§ TASK STATEMENT: Give an exact copy of every line, leaving images out.

##########

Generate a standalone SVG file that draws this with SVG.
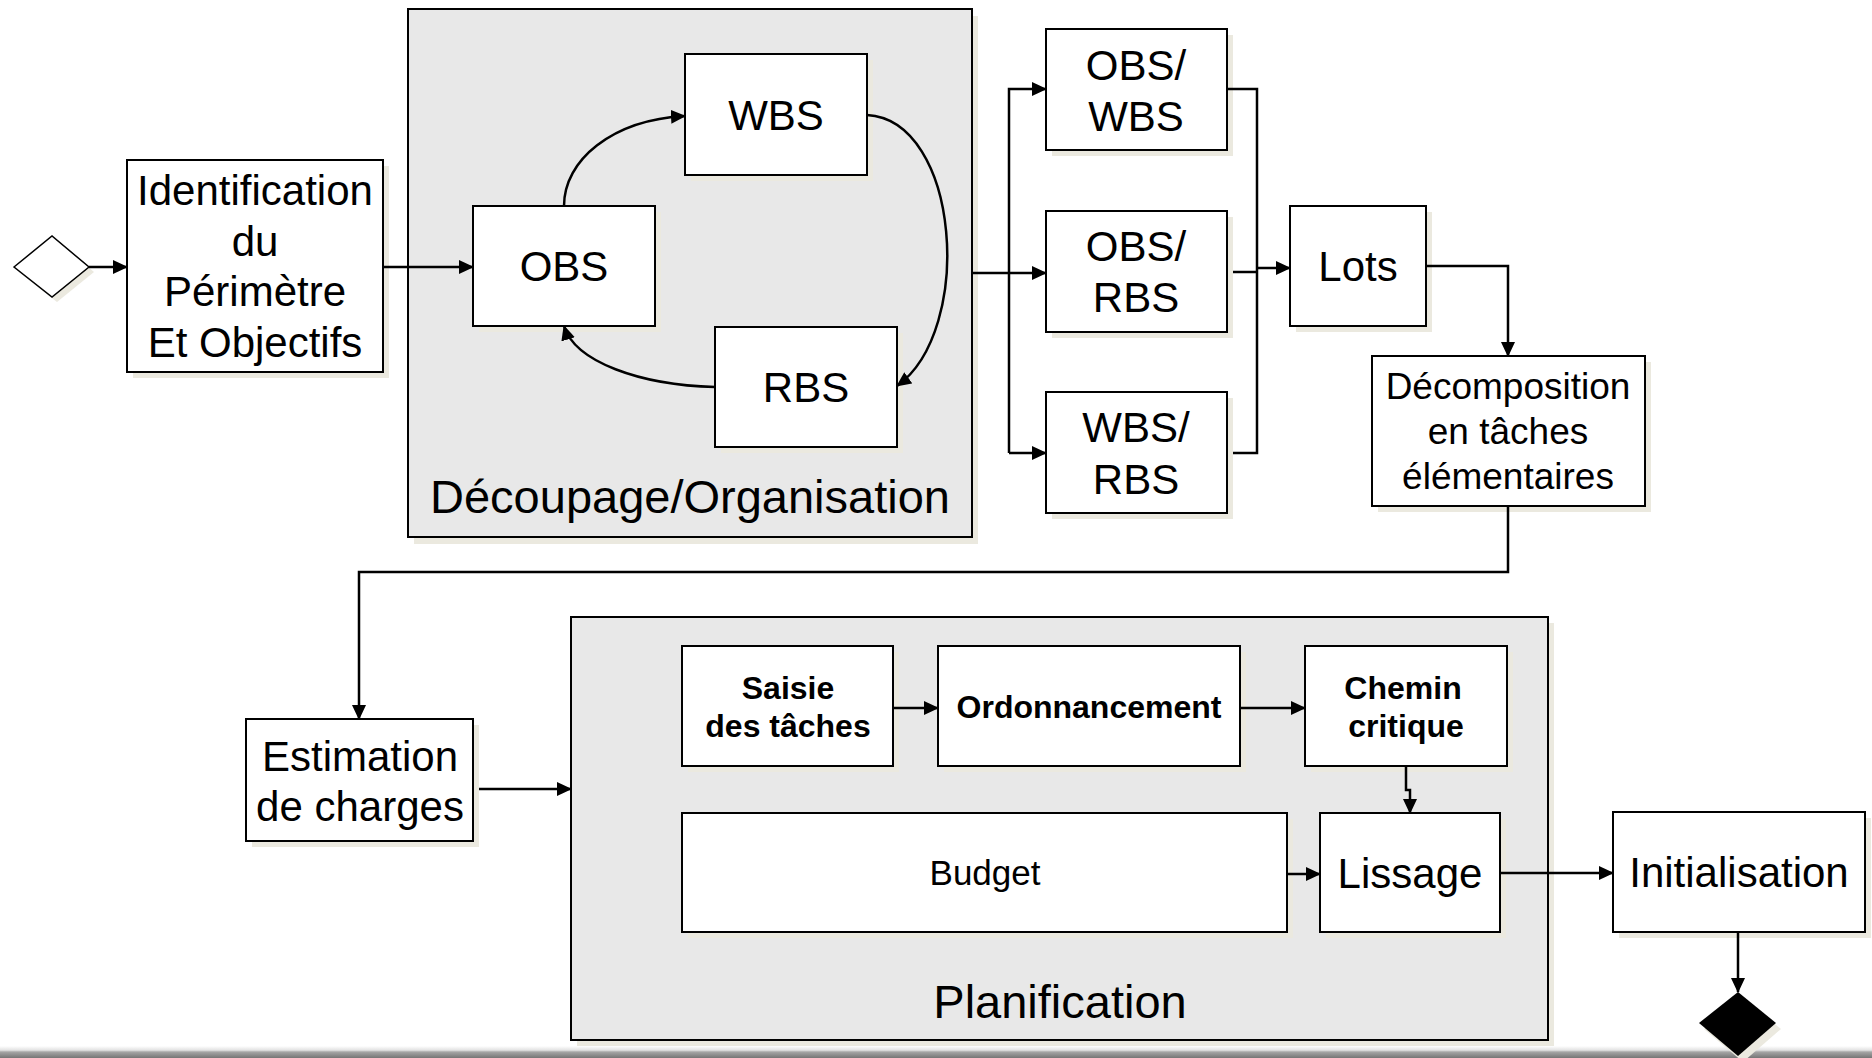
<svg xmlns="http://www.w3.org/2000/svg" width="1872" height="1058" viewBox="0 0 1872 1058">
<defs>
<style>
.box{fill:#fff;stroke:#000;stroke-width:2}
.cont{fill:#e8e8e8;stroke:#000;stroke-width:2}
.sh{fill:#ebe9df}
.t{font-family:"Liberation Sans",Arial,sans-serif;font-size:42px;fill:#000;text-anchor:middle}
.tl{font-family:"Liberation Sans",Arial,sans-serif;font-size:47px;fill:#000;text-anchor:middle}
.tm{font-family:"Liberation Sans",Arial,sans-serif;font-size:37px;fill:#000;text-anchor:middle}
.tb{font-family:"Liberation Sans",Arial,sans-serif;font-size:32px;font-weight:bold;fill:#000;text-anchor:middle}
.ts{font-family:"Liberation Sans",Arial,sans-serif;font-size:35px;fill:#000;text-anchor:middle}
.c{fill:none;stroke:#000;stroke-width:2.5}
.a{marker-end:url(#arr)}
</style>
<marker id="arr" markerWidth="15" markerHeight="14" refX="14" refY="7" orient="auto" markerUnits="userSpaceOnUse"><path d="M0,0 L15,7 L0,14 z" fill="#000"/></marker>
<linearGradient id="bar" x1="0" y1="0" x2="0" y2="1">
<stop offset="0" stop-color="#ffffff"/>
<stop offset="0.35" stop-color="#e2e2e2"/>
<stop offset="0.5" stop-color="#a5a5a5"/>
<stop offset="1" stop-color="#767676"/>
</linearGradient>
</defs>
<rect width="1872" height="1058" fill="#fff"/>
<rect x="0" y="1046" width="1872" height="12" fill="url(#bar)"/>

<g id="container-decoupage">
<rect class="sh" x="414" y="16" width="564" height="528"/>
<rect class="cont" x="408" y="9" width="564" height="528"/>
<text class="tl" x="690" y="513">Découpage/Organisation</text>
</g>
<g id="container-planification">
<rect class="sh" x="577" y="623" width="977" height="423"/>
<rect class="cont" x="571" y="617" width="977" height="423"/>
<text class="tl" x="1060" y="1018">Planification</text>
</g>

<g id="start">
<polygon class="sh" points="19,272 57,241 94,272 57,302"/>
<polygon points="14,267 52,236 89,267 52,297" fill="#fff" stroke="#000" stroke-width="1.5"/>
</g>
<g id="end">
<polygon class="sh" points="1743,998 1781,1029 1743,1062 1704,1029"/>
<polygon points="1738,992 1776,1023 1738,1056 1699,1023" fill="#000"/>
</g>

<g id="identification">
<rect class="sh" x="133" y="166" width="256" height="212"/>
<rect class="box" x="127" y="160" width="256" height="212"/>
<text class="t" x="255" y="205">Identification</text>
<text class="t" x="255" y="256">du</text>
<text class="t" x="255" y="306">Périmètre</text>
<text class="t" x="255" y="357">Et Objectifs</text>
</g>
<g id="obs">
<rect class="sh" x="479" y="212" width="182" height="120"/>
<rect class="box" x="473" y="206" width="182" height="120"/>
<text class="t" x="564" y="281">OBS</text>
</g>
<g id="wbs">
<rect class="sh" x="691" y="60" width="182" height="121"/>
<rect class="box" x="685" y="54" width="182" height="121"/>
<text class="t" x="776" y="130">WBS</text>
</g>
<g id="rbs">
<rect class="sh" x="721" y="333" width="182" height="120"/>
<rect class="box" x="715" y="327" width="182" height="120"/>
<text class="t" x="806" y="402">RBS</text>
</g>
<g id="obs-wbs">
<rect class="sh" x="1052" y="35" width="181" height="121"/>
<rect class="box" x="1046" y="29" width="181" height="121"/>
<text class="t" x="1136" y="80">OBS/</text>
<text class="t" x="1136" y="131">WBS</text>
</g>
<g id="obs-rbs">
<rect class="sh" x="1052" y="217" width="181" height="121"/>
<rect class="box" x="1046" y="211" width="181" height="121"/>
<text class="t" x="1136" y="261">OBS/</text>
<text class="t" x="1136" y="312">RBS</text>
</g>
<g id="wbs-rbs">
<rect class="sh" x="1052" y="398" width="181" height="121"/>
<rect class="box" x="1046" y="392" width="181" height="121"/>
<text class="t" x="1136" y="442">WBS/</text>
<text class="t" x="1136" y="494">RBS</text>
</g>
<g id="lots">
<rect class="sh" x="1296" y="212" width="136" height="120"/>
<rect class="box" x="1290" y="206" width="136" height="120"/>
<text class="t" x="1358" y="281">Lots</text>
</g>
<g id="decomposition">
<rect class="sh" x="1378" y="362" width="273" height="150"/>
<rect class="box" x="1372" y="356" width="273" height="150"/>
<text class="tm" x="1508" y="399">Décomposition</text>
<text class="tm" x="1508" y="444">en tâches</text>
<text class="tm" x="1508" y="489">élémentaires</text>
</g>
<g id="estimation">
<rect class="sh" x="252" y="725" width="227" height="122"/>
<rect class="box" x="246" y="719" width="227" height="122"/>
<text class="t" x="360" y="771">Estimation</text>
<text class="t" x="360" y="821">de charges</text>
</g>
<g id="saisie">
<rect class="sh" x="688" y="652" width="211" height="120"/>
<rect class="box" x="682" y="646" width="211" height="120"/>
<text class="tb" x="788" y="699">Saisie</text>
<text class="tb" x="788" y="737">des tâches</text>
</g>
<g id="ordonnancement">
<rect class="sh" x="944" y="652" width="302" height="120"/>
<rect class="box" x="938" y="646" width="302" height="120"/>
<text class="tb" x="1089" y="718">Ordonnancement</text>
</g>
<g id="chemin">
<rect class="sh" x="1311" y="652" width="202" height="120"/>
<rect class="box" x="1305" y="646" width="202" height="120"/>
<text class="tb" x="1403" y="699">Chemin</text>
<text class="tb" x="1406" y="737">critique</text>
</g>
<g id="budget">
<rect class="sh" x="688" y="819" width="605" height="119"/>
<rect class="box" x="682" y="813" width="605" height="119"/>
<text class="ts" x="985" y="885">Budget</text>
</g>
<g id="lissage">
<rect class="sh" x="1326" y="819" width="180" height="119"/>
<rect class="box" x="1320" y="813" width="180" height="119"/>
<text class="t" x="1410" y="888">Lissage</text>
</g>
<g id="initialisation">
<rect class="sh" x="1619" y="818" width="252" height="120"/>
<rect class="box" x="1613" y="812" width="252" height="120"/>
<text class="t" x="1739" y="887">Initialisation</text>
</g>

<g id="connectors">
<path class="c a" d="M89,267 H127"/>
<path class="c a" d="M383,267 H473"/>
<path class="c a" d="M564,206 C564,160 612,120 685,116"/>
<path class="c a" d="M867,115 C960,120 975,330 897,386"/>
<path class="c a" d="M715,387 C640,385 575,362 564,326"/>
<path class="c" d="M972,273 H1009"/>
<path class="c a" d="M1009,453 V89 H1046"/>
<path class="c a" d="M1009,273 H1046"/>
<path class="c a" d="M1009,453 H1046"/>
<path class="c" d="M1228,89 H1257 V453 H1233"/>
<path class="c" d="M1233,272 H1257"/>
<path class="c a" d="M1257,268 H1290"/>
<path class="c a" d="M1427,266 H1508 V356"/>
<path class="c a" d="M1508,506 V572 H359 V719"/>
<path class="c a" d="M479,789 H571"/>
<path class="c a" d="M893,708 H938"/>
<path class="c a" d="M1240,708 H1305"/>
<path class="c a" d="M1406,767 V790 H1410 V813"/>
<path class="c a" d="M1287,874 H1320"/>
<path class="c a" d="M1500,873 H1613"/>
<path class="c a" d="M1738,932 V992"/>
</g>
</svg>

##########

§ RESPONSE TO THE EXERCISE:
Generate a standalone SVG file that draws this with SVG.
<svg xmlns="http://www.w3.org/2000/svg" width="1872" height="1058" viewBox="0 0 1872 1058">
<defs>
<style>
.box{fill:#fff;stroke:#000;stroke-width:2}
.cont{fill:#e8e8e8;stroke:#000;stroke-width:2}
.sh{fill:#ebe9df}
.t{font-family:"Liberation Sans",Arial,sans-serif;font-size:42px;fill:#000;text-anchor:middle}
.tl{font-family:"Liberation Sans",Arial,sans-serif;font-size:47px;fill:#000;text-anchor:middle}
.tm{font-family:"Liberation Sans",Arial,sans-serif;font-size:37px;fill:#000;text-anchor:middle}
.tb{font-family:"Liberation Sans",Arial,sans-serif;font-size:32px;font-weight:bold;fill:#000;text-anchor:middle}
.ts{font-family:"Liberation Sans",Arial,sans-serif;font-size:35px;fill:#000;text-anchor:middle}
.c{fill:none;stroke:#000;stroke-width:2.5}
.a{marker-end:url(#arr)}
</style>
<marker id="arr" markerWidth="15" markerHeight="14" refX="14" refY="7" orient="auto" markerUnits="userSpaceOnUse"><path d="M0,0 L15,7 L0,14 z" fill="#000"/></marker>
<linearGradient id="bar" x1="0" y1="0" x2="0" y2="1">
<stop offset="0" stop-color="#ffffff"/>
<stop offset="0.35" stop-color="#e2e2e2"/>
<stop offset="0.5" stop-color="#a5a5a5"/>
<stop offset="1" stop-color="#767676"/>
</linearGradient>
</defs>
<rect width="1872" height="1058" fill="#fff"/>
<rect x="0" y="1046" width="1872" height="12" fill="url(#bar)"/>

<g id="container-decoupage">
<rect class="sh" x="414" y="16" width="564" height="528"/>
<rect class="cont" x="408" y="9" width="564" height="528"/>
<text class="tl" x="690" y="513">Découpage/Organisation</text>
</g>
<g id="container-planification">
<rect class="sh" x="577" y="623" width="977" height="423"/>
<rect class="cont" x="571" y="617" width="977" height="423"/>
<text class="tl" x="1060" y="1018">Planification</text>
</g>

<g id="start">
<polygon class="sh" points="19,272 57,241 94,272 57,302"/>
<polygon points="14,267 52,236 89,267 52,297" fill="#fff" stroke="#000" stroke-width="1.5"/>
</g>
<g id="end">
<polygon class="sh" points="1743,998 1781,1029 1743,1062 1704,1029"/>
<polygon points="1738,992 1776,1023 1738,1056 1699,1023" fill="#000"/>
</g>

<g id="identification">
<rect class="sh" x="133" y="166" width="256" height="212"/>
<rect class="box" x="127" y="160" width="256" height="212"/>
<text class="t" x="255" y="205">Identification</text>
<text class="t" x="255" y="256">du</text>
<text class="t" x="255" y="306">Périmètre</text>
<text class="t" x="255" y="357">Et Objectifs</text>
</g>
<g id="obs">
<rect class="sh" x="479" y="212" width="182" height="120"/>
<rect class="box" x="473" y="206" width="182" height="120"/>
<text class="t" x="564" y="281">OBS</text>
</g>
<g id="wbs">
<rect class="sh" x="691" y="60" width="182" height="121"/>
<rect class="box" x="685" y="54" width="182" height="121"/>
<text class="t" x="776" y="130">WBS</text>
</g>
<g id="rbs">
<rect class="sh" x="721" y="333" width="182" height="120"/>
<rect class="box" x="715" y="327" width="182" height="120"/>
<text class="t" x="806" y="402">RBS</text>
</g>
<g id="obs-wbs">
<rect class="sh" x="1052" y="35" width="181" height="121"/>
<rect class="box" x="1046" y="29" width="181" height="121"/>
<text class="t" x="1136" y="80">OBS/</text>
<text class="t" x="1136" y="131">WBS</text>
</g>
<g id="obs-rbs">
<rect class="sh" x="1052" y="217" width="181" height="121"/>
<rect class="box" x="1046" y="211" width="181" height="121"/>
<text class="t" x="1136" y="261">OBS/</text>
<text class="t" x="1136" y="312">RBS</text>
</g>
<g id="wbs-rbs">
<rect class="sh" x="1052" y="398" width="181" height="121"/>
<rect class="box" x="1046" y="392" width="181" height="121"/>
<text class="t" x="1136" y="442">WBS/</text>
<text class="t" x="1136" y="494">RBS</text>
</g>
<g id="lots">
<rect class="sh" x="1296" y="212" width="136" height="120"/>
<rect class="box" x="1290" y="206" width="136" height="120"/>
<text class="t" x="1358" y="281">Lots</text>
</g>
<g id="decomposition">
<rect class="sh" x="1378" y="362" width="273" height="150"/>
<rect class="box" x="1372" y="356" width="273" height="150"/>
<text class="tm" x="1508" y="399">Décomposition</text>
<text class="tm" x="1508" y="444">en tâches</text>
<text class="tm" x="1508" y="489">élémentaires</text>
</g>
<g id="estimation">
<rect class="sh" x="252" y="725" width="227" height="122"/>
<rect class="box" x="246" y="719" width="227" height="122"/>
<text class="t" x="360" y="771">Estimation</text>
<text class="t" x="360" y="821">de charges</text>
</g>
<g id="saisie">
<rect class="sh" x="688" y="652" width="211" height="120"/>
<rect class="box" x="682" y="646" width="211" height="120"/>
<text class="tb" x="788" y="699">Saisie</text>
<text class="tb" x="788" y="737">des tâches</text>
</g>
<g id="ordonnancement">
<rect class="sh" x="944" y="652" width="302" height="120"/>
<rect class="box" x="938" y="646" width="302" height="120"/>
<text class="tb" x="1089" y="718">Ordonnancement</text>
</g>
<g id="chemin">
<rect class="sh" x="1311" y="652" width="202" height="120"/>
<rect class="box" x="1305" y="646" width="202" height="120"/>
<text class="tb" x="1403" y="699">Chemin</text>
<text class="tb" x="1406" y="737">critique</text>
</g>
<g id="budget">
<rect class="sh" x="688" y="819" width="605" height="119"/>
<rect class="box" x="682" y="813" width="605" height="119"/>
<text class="ts" x="985" y="885">Budget</text>
</g>
<g id="lissage">
<rect class="sh" x="1326" y="819" width="180" height="119"/>
<rect class="box" x="1320" y="813" width="180" height="119"/>
<text class="t" x="1410" y="888">Lissage</text>
</g>
<g id="initialisation">
<rect class="sh" x="1619" y="818" width="252" height="120"/>
<rect class="box" x="1613" y="812" width="252" height="120"/>
<text class="t" x="1739" y="887">Initialisation</text>
</g>

<g id="connectors">
<path class="c a" d="M89,267 H127"/>
<path class="c a" d="M383,267 H473"/>
<path class="c a" d="M564,206 C564,160 612,120 685,116"/>
<path class="c a" d="M867,115 C960,120 975,330 897,386"/>
<path class="c a" d="M715,387 C640,385 575,362 564,326"/>
<path class="c" d="M972,273 H1009"/>
<path class="c a" d="M1009,453 V89 H1046"/>
<path class="c a" d="M1009,273 H1046"/>
<path class="c a" d="M1009,453 H1046"/>
<path class="c" d="M1228,89 H1257 V453 H1233"/>
<path class="c" d="M1233,272 H1257"/>
<path class="c a" d="M1257,268 H1290"/>
<path class="c a" d="M1427,266 H1508 V356"/>
<path class="c a" d="M1508,506 V572 H359 V719"/>
<path class="c a" d="M479,789 H571"/>
<path class="c a" d="M893,708 H938"/>
<path class="c a" d="M1240,708 H1305"/>
<path class="c a" d="M1406,767 V790 H1410 V813"/>
<path class="c a" d="M1287,874 H1320"/>
<path class="c a" d="M1500,873 H1613"/>
<path class="c a" d="M1738,932 V992"/>
</g>
</svg>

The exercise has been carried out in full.